Have You Played? is an endless stream of game retrospectives. One a day, every day, perhaps for all time.
We – by which I mean a flock of just-about-teenage schoolboys in the early 1990s – didn’t question Total Carnage in the slightest. It’s a gaming extreme that forces people to ask, “Is straight up murdering loads of middle eastern people for kicks and then shouting “SATIRE!” good enough?” Unless those people were us lot as teenagers, lapping it up at face value. The follow-up to Smash TV certainly has no shortage of satire, but boy oh boy, that was not how we interpreted it.
“Kill all the Arabs, take your pick of women”: that’s the journey of Total Carnage’s Rambo+++++ characters, and, to a teenage mind, the message of the game. We played it because we wanted more of Smash TV’s absurd robo-mutants and murder-gameshow arenas – and there the Robocoppish consumer satire was big and broad and preposterous enough that we just about got it.
By contrast, playing as an uber-Aryan American commando (I should point out that, in co-op mode, the second player character is African-American, but singleplayer defaults to the blonde’n’blue guy) joyfully mowing down an endless legion of dark-skinned, mustachioed men was something we took as read – as the done thing in games and films of the time.
This was right around the Gulf War at the time too, so we’d had “Middle East = the enemy” drilled into us.
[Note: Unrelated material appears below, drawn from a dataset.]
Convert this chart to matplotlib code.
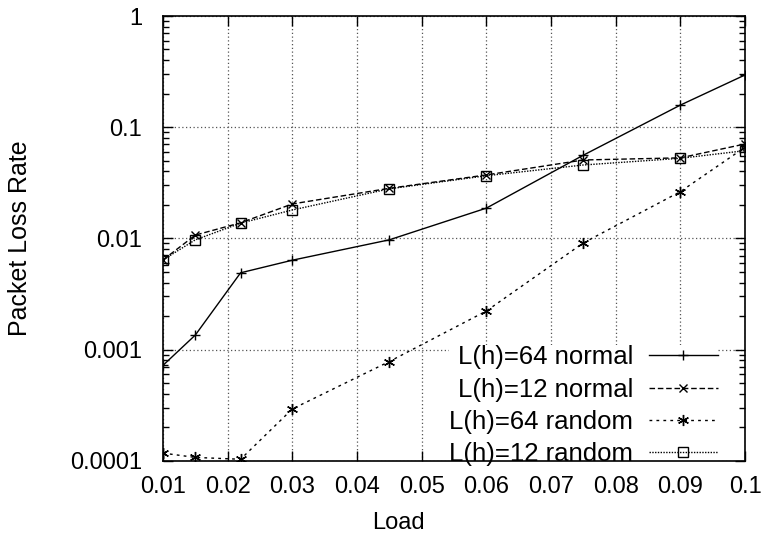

Few of us were savvy enough to grasp the idea that this was all a send-up of American gung-ho, jingoist stereotypes. In games as in films of the time (or recent years to it), American action movie types were the heroes, the foreign devil was the enemy and boobladies were the reward: maximum silliness didn’t change that message. We lapped it up unthinkingly.
Maybe, for older players of the time, it seemed far too exaggerated to take seriously in the comparatively sober first Bush era, but in 2017 it’s uncomfortably close to the darkest Trumpist rhetoric and the kind of game that certain subreddits might pitch now.
Total Carnage is funny and it can be a glorious sight to behold, especially as it becomes ever-more outlandish (and more like Smash TV), but in a way the raw fun of that stuff is a retroactive endorsement of its earlier Ultra-Iraq elements.
Which is all a great shame, because there’s bags more of the oh-so-90s visual imagination offered by Smash TV, some very solid (and tricky) twin-stick action that still plays well today, and with a sense of open space that was lacking from its predecessor. (Smash TV wasn’t exactly innocent either, but at least it wasn’t riffing off a real war and a real mentality of the time).